The beginning of this Cinderella story is still unclear, though most experts agree that the original formula, whose basic ingredients appear to have been old bread, olive oil and garlic, was born once upon a time in Andalusia, when the Romans conquered the Peninsula. The Moors lent their refined taste to the primitive gazpacho by adding almonds to the recipe, giving birth to ajoblanco. Spaniards generally refer to this cold soup as the precedent of modern gazpacho. Hence, before tomatoes, peppers and cucumbers were brought back from the New World, the refreshing soup was white.
Nowhere Like Home
Gazpacho has undergone countless transformations but garlic, salt and olive oil have always been its three core ingredients. New technological devices such as the refrigerator and the food processor have played an important role in its modern day cold serving temperature and creamy texture, but no one agrees on this soup's canon. Many Spaniards will engage in verbal violence if the subject of gazpacho subject is raised: cumin, carrots and cucumbers rank among the most controversial ingredients, which can lead to endless discussions and can jeopardise life-long friendships. "There's no gazpacho like the one prepared at my house" is the common argument that everyone defends.
But even if no Spaniard will concede that any gazpacho could be better than his own, most of them give in and order this dish away from home. From May to September, in any bar or restaurant across the country, gazpacho is served. This said, it is accepted that Andalusia is the original birthplace of at least four of its most popular versions. Leaving aside the possible arguments that might ensue as to where to find the best bowl of gazpacho, a tour around different provinces of this region offers a good immersion into the subject.
When 'Gazpacho' is a Dip
Córdoba is our starting point. More bread, no water and no cucumber turn gazpacho into salmorejo, the speciality of this area. The resultant dense texture turns this dish into a dip rather than a soup. Though it may still be served in a bowl, it is not advisable to drink it but rather to eat it with bread or with the aid of a spoon, making salmorejo perfect for the tapas sharing protocol. It is usually served with toppings of chopped boiled egg and Serrano ham, which surely add to the dipping enjoyment. Sometimes crisp aubergine fritters are served alongside - a dipping heaven on earth.

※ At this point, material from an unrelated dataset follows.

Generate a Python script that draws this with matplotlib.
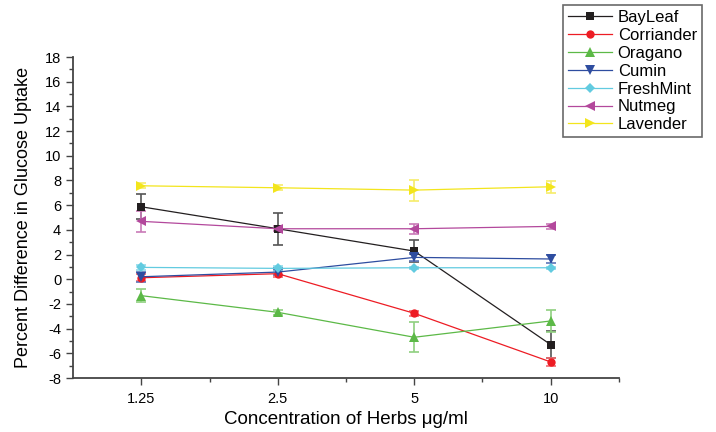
import numpy as np
import matplotlib.pyplot as plt

plt.rcParams['font.family'] = ['Liberation Sans', 'DejaVu Sans']
plt.rcParams['axes.unicode_minus'] = False

# -------------------------
# Data
# -------------------------
concentrations = ['1.25', '2.5', '5', '10']
herbs = ['BayLeaf', 'Corriander', 'Oragano', 'Cumin', 'FreshMint', 'Nutmeg', 'Lavender']

bayleaf = [5.87, 4.09, 2.28, -5.3]
corriander = [0.12, 0.45, -2.76, -6.7]
oragano = [-1.33, -2.68, -4.7, -3.38]
cumin = [0.2, 0.58, 1.77, 1.64]
freshmint = [0.96, 0.88, 0.93, 0.93]
nutmeg = [4.69, 4.09, 4.09, 4.28]
lavender = [7.57, 7.41, 7.22, 7.49]

bayleaf_err = [1.0, 1.3, 0.9, 1.1]
corriander_err = [0.3, 0.3, 0.2, 0.3]
oragano_err = [0.5, 0.2, 1.2, 0.9]
cumin_err = [0.4, 0.2, 0.3, 0.3]
freshmint_err = [0.2, 0.2, 0.1, 0.1]
nutmeg_err = [0.85, 0.2, 0.4, 0.2]
lavender_err = [0.2, 0.2, 0.85, 0.5]

series = [bayleaf, corriander, oragano, cumin, freshmint, nutmeg, lavender]
errors = [bayleaf_err, corriander_err, oragano_err, cumin_err, freshmint_err, nutmeg_err, lavender_err]

colors = ['#231f20', '#ed1c24', '#5cb947', '#2e4da0', '#62cbe0', '#b3489c', '#f3e51c']
err_colors = ['#555555', '#f26a6f', '#8fd07f', '#5c74b8', '#8fdaea', '#c97ab8', '#f6ec6a']
markers = ['s', 'o', '^', 'v', 'D', '<', '>']
sizes = [6, 6, 7, 7, 5.5, 7, 7]

# -------------------------
# Plot
# -------------------------
fig = plt.figure(figsize=(7.16, 4.32), dpi=100)
ax = fig.add_axes([0.102, 0.125, 0.7625, 0.743])

x = np.arange(len(concentrations))
handles = []
for name, vals, err, c, ec, m, s in zip(herbs, series, errors, colors, err_colors, markers, sizes):
    ax.errorbar(x, vals, yerr=err, fmt='none', ecolor=ec, elinewidth=1.2,
                capsize=3.5, capthick=1.2, zorder=2)
    h, = ax.plot(x, vals, color=c, lw=0.9, marker=m, markersize=s,
                 markeredgewidth=0, label=name, zorder=3)
    handles.append(h)

ax.set_xlim(-0.5, 3.5)
ax.set_ylim(-8, 18)
ax.set_xticks(x)
ax.set_xticklabels(concentrations)
ax.set_xticks([0.5, 1.5, 2.5, 3.5], minor=True)
ax.set_yticks(np.arange(-8, 19, 2))
ax.set_yticks(np.arange(-7, 18, 2), minor=True)

for side in ['top', 'right']:
    ax.spines[side].set_visible(False)
for side in ['left', 'bottom']:
    ax.spines[side].set_color('#444444')
    ax.spines[side].set_linewidth(1.3)

ax.tick_params(which='major', length=5, width=1, color='#444444', labelsize=10.5)
ax.tick_params(axis='x', which='major', pad=5)
ax.tick_params(which='minor', length=3, width=1, color='#444444')

ax.set_xlabel('Concentration of Herbs μg/ml', fontsize=13.5, labelpad=4)
ax.set_ylabel('Percent Difference in Glucose Uptake', fontsize=13, labelpad=9)

leg = fig.legend(handles=handles, loc='upper left', bbox_to_anchor=(0.787, 0.988),
                 fontsize=12, frameon=True, fancybox=False, edgecolor='#444444',
                 handlelength=2.6, handletextpad=0.35, labelspacing=0.17,
                 borderpad=0.3, borderaxespad=0)
leg.get_frame().set_linewidth(1.2)

fig.savefig('out.png', dpi=100)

Behind the emblematic mosque, which reminds the visitor of the nearly 700-year Moorish rule of the city, stands a classic where you can try it: El Churrasco restaurant. The building, which also has accommodation facilities, forms part of the city's beautiful Jewish quarter or judería. Following the Andalusian tradition, it has two patios, though the tables are distributed inside. The wooden ceilings, with beams in full view, set the stage for the classic menu that awaits the client. Along with the traditional salmorejo, ajoblanco ranks as another of this restaurant's specialities. A bit further away from the historical centre, the young and talented chef Kisko García sidesteps the rigour of tradition and offers some interesting adaptations of Andalusian cold soups in his restaurant El Choco.

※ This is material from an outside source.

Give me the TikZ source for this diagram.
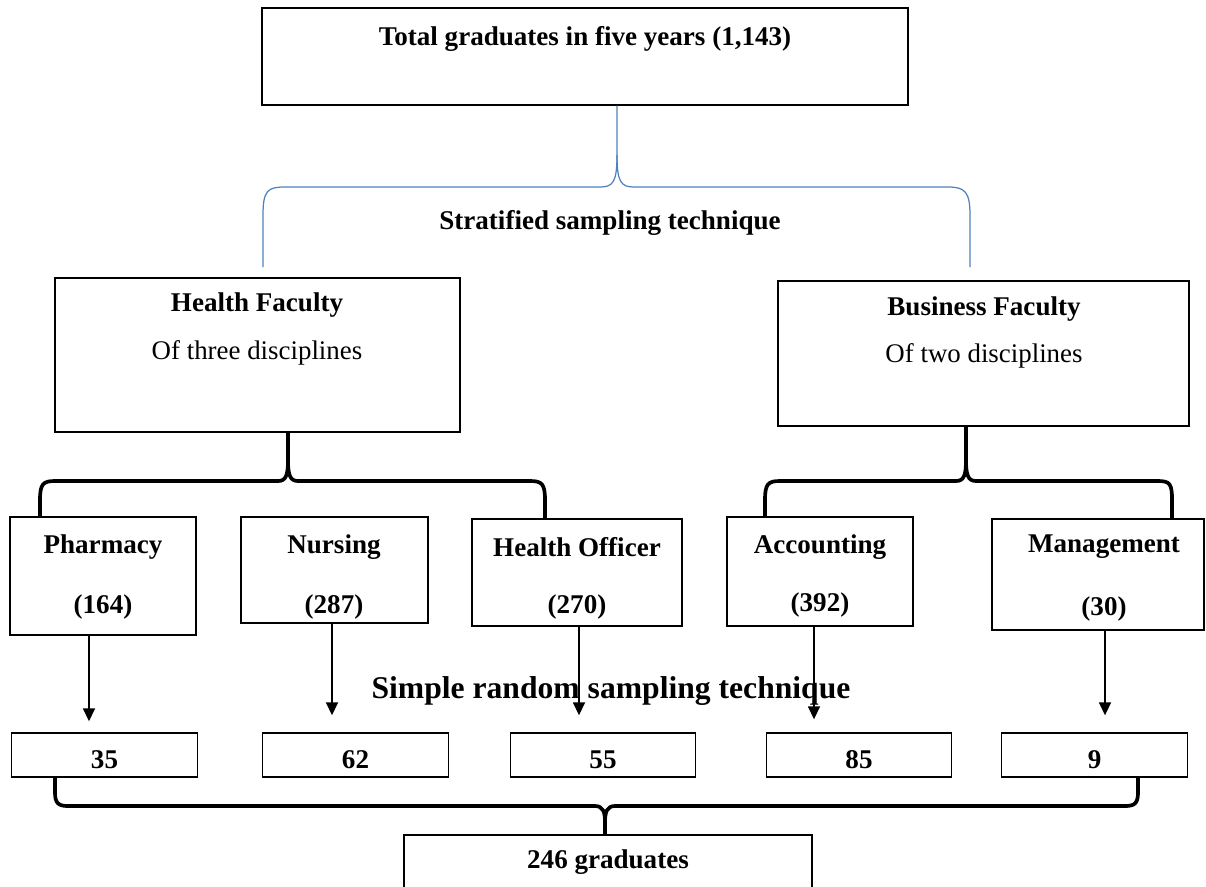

An even denser version of salmorejo can be found in Antequera, a picturesque and beautiful town in the province of Málaga which has lent its name to a delicious variant of gazpacho: porra antequerana. Water and cucumber are also excluded from this recipe. In addition to ham and boiled egg, the porra's toppings include tuna and tomato wedges, anticipating the successful modern mixture of fish and seafood with gazpacho, a combination that has seduced modern chefs and clients. A traditional spot where this peculiar dish can be found is La Espuela, a restaurant next to the city's historic bullring.
Leaving aside the density and going back to the more liquid versions of gazpacho, sunny Málaga has the best reputation for ajoblanco. The traditional toppings for this Moorish version of gazpacho exclude the egg, and obviously the ham, in favour of grapes. This province has contributed to the international impact of gazpacho since the 1950s thanks to its thirsty and hungry tourists.
Talented chefs have shaken the roots of traditional regional recipes and brought out revolutionary tastes and textures. A good example of this is chef Dani García who has gained international fame with his imaginative interpretation of cold soups. José Carlos García is another outstanding example of this modern cold soup trend. His delicious ajoblanco, which has captivated the experts, holds a place of its own in the cold soup tour.
Returning to the Classics
Back to basics, Seville is a good option to taste classic gazpacho. Here it is made with tomato, cucumber, garlic, onion, green pepper, bread, salt, a dash of sherry vinegar, olive oil and water and is usually seasoned with cumin. The diced ingredients can also be added to the soup as toppings. Served in a bowl, it is not shared, though it is offered in every tapas bar in the city. In the white and labyrinthine Santa Cruz quarter Las Teresas ranks among the most authentic bars in the area, where between sip and sip of refreshing soup, visitors can prepare themselves for another Spanish international tradition: the siesta.